Give the data below again exactly as it stands. Omit the pictures.

═════ DATA IN THIS EXERCISE ═════

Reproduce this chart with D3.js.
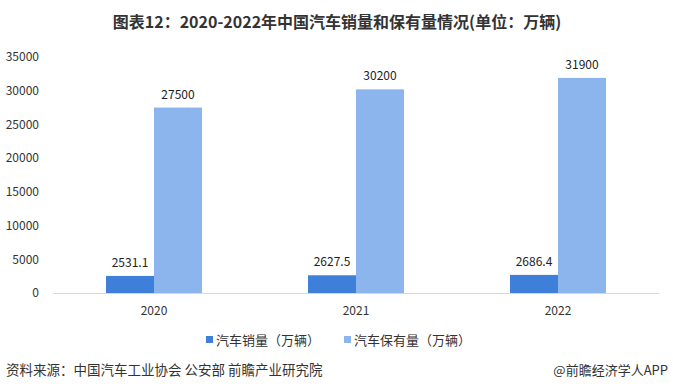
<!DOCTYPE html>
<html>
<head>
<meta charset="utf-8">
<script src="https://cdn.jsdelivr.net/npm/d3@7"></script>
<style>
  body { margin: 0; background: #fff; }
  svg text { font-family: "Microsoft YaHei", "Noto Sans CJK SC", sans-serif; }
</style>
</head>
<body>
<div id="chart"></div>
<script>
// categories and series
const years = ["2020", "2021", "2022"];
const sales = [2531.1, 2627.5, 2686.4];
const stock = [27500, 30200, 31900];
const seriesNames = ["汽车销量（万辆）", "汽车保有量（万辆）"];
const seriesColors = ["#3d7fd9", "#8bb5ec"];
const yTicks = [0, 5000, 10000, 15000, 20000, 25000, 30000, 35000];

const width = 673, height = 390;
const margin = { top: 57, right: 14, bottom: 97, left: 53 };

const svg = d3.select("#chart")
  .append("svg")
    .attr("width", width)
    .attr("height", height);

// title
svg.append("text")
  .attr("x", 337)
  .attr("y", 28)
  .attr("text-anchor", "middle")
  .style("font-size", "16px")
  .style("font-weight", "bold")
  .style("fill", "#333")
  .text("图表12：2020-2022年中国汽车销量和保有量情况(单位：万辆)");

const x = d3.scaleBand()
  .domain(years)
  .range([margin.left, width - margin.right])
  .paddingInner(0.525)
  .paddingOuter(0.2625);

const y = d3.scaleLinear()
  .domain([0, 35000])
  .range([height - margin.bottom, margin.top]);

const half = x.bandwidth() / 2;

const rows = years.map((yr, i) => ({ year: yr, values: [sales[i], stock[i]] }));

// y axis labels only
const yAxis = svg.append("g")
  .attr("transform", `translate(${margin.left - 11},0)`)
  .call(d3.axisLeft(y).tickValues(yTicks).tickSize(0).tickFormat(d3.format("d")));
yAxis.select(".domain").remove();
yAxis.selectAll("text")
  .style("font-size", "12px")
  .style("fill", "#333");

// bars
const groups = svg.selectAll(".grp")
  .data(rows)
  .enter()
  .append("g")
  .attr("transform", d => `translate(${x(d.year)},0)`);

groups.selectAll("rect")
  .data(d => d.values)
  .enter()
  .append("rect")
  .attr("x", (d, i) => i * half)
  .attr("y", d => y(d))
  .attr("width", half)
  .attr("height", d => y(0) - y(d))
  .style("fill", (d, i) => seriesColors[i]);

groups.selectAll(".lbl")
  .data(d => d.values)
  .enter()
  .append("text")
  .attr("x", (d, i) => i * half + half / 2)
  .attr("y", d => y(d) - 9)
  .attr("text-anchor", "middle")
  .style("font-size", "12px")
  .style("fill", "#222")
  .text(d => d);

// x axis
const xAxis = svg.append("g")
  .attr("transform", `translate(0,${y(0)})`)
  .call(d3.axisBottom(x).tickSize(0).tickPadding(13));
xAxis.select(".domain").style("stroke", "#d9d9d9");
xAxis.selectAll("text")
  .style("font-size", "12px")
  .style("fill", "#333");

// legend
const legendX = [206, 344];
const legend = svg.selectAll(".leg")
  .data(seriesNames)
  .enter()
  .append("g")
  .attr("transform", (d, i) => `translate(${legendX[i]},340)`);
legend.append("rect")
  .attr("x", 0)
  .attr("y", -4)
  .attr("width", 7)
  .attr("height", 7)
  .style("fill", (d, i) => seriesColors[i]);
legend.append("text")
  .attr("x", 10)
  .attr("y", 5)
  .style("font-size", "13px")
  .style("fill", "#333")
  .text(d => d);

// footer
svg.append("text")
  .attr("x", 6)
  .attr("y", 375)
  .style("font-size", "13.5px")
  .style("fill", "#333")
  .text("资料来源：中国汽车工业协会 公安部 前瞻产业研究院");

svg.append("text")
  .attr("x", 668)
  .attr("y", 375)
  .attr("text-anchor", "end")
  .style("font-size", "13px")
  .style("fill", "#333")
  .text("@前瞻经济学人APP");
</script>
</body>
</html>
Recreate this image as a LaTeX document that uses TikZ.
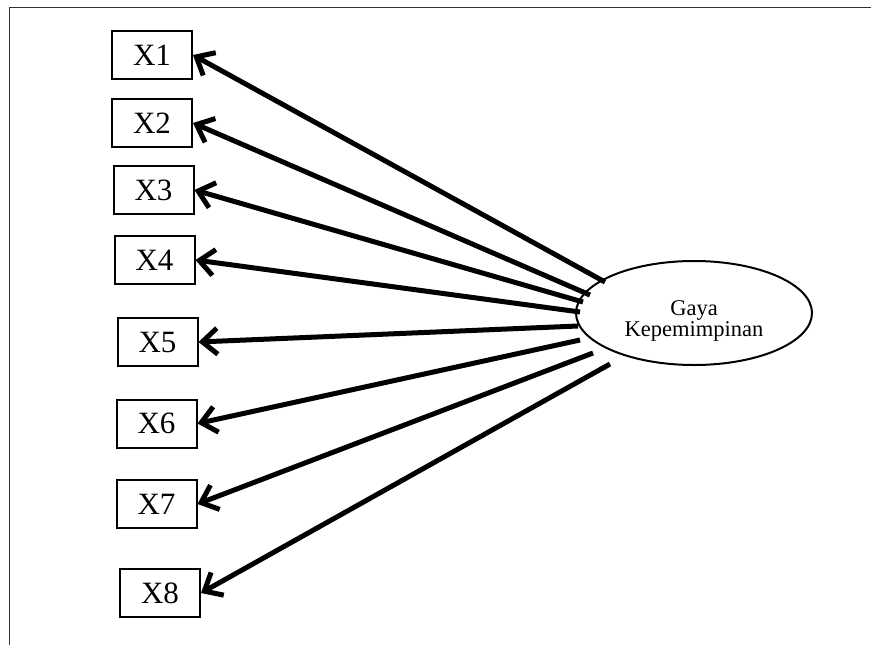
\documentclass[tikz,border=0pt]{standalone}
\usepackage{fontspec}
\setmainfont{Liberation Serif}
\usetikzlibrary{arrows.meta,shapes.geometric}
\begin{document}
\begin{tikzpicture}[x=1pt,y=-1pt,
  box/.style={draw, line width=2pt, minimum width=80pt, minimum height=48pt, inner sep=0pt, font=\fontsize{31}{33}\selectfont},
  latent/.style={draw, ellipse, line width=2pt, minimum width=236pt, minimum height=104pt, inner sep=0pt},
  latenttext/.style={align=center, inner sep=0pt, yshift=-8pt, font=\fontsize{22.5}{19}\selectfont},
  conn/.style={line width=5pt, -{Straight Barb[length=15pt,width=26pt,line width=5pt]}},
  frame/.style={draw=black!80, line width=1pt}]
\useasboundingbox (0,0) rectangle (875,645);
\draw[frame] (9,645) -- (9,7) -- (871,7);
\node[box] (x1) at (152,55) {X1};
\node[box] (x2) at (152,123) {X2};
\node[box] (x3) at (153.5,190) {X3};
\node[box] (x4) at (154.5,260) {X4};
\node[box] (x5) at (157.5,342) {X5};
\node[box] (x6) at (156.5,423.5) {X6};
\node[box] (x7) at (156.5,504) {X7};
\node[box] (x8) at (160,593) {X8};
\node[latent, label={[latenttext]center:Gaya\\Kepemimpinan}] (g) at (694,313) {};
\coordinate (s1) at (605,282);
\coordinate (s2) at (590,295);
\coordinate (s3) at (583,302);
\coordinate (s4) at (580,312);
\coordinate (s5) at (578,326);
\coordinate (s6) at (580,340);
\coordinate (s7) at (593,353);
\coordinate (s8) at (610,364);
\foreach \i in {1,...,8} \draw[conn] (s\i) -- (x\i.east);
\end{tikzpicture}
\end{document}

═════

▶ _IN RESPONSE_:
Reproduce this chart with D3.js.
<!DOCTYPE html>
<html>
<head>
<meta charset="utf-8">
<script src="https://cdn.jsdelivr.net/npm/d3@7"></script>
<style>
  body { margin: 0; background: #fff; }
  svg text { font-family: "Microsoft YaHei", "Noto Sans CJK SC", sans-serif; }
</style>
</head>
<body>
<div id="chart"></div>
<script>
// categories and series
const years = ["2020", "2021", "2022"];
const sales = [2531.1, 2627.5, 2686.4];
const stock = [27500, 30200, 31900];
const seriesNames = ["汽车销量（万辆）", "汽车保有量（万辆）"];
const seriesColors = ["#3d7fd9", "#8bb5ec"];
const yTicks = [0, 5000, 10000, 15000, 20000, 25000, 30000, 35000];

const width = 673, height = 390;
const margin = { top: 57, right: 14, bottom: 97, left: 53 };

const svg = d3.select("#chart")
  .append("svg")
    .attr("width", width)
    .attr("height", height);

// title
svg.append("text")
  .attr("x", 337)
  .attr("y", 28)
  .attr("text-anchor", "middle")
  .style("font-size", "16px")
  .style("font-weight", "bold")
  .style("fill", "#333")
  .text("图表12：2020-2022年中国汽车销量和保有量情况(单位：万辆)");

const x = d3.scaleBand()
  .domain(years)
  .range([margin.left, width - margin.right])
  .paddingInner(0.525)
  .paddingOuter(0.2625);

const y = d3.scaleLinear()
  .domain([0, 35000])
  .range([height - margin.bottom, margin.top]);

const half = x.bandwidth() / 2;

const rows = years.map((yr, i) => ({ year: yr, values: [sales[i], stock[i]] }));

// y axis labels only
const yAxis = svg.append("g")
  .attr("transform", `translate(${margin.left - 11},0)`)
  .call(d3.axisLeft(y).tickValues(yTicks).tickSize(0).tickFormat(d3.format("d")));
yAxis.select(".domain").remove();
yAxis.selectAll("text")
  .style("font-size", "12px")
  .style("fill", "#333");

// bars
const groups = svg.selectAll(".grp")
  .data(rows)
  .enter()
  .append("g")
  .attr("transform", d => `translate(${x(d.year)},0)`);

groups.selectAll("rect")
  .data(d => d.values)
  .enter()
  .append("rect")
  .attr("x", (d, i) => i * half)
  .attr("y", d => y(d))
  .attr("width", half)
  .attr("height", d => y(0) - y(d))
  .style("fill", (d, i) => seriesColors[i]);

groups.selectAll(".lbl")
  .data(d => d.values)
  .enter()
  .append("text")
  .attr("x", (d, i) => i * half + half / 2)
  .attr("y", d => y(d) - 9)
  .attr("text-anchor", "middle")
  .style("font-size", "12px")
  .style("fill", "#222")
  .text(d => d);

// x axis
const xAxis = svg.append("g")
  .attr("transform", `translate(0,${y(0)})`)
  .call(d3.axisBottom(x).tickSize(0).tickPadding(13));
xAxis.select(".domain").style("stroke", "#d9d9d9");
xAxis.selectAll("text")
  .style("font-size", "12px")
  .style("fill", "#333");

// legend
const legendX = [206, 344];
const legend = svg.selectAll(".leg")
  .data(seriesNames)
  .enter()
  .append("g")
  .attr("transform", (d, i) => `translate(${legendX[i]},340)`);
legend.append("rect")
  .attr("x", 0)
  .attr("y", -4)
  .attr("width", 7)
  .attr("height", 7)
  .style("fill", (d, i) => seriesColors[i]);
legend.append("text")
  .attr("x", 10)
  .attr("y", 5)
  .style("font-size", "13px")
  .style("fill", "#333")
  .text(d => d);

// footer
svg.append("text")
  .attr("x", 6)
  .attr("y", 375)
  .style("font-size", "13.5px")
  .style("fill", "#333")
  .text("资料来源：中国汽车工业协会 公安部 前瞻产业研究院");

svg.append("text")
  .attr("x", 668)
  .attr("y", 375)
  .attr("text-anchor", "end")
  .style("font-size", "13px")
  .style("fill", "#333")
  .text("@前瞻经济学人APP");
</script>
</body>
</html>
Recreate this image as a LaTeX document that uses TikZ.
\documentclass[tikz,border=0pt]{standalone}
\usepackage{fontspec}
\setmainfont{Liberation Serif}
\usetikzlibrary{arrows.meta,shapes.geometric}
\begin{document}
\begin{tikzpicture}[x=1pt,y=-1pt,
  box/.style={draw, line width=2pt, minimum width=80pt, minimum height=48pt, inner sep=0pt, font=\fontsize{31}{33}\selectfont},
  latent/.style={draw, ellipse, line width=2pt, minimum width=236pt, minimum height=104pt, inner sep=0pt},
  latenttext/.style={align=center, inner sep=0pt, yshift=-8pt, font=\fontsize{22.5}{19}\selectfont},
  conn/.style={line width=5pt, -{Straight Barb[length=15pt,width=26pt,line width=5pt]}},
  frame/.style={draw=black!80, line width=1pt}]
\useasboundingbox (0,0) rectangle (875,645);
\draw[frame] (9,645) -- (9,7) -- (871,7);
\node[box] (x1) at (152,55) {X1};
\node[box] (x2) at (152,123) {X2};
\node[box] (x3) at (153.5,190) {X3};
\node[box] (x4) at (154.5,260) {X4};
\node[box] (x5) at (157.5,342) {X5};
\node[box] (x6) at (156.5,423.5) {X6};
\node[box] (x7) at (156.5,504) {X7};
\node[box] (x8) at (160,593) {X8};
\node[latent, label={[latenttext]center:Gaya\\Kepemimpinan}] (g) at (694,313) {};
\coordinate (s1) at (605,282);
\coordinate (s2) at (590,295);
\coordinate (s3) at (583,302);
\coordinate (s4) at (580,312);
\coordinate (s5) at (578,326);
\coordinate (s6) at (580,340);
\coordinate (s7) at (593,353);
\coordinate (s8) at (610,364);
\foreach \i in {1,...,8} \draw[conn] (s\i) -- (x\i.east);
\end{tikzpicture}
\end{document}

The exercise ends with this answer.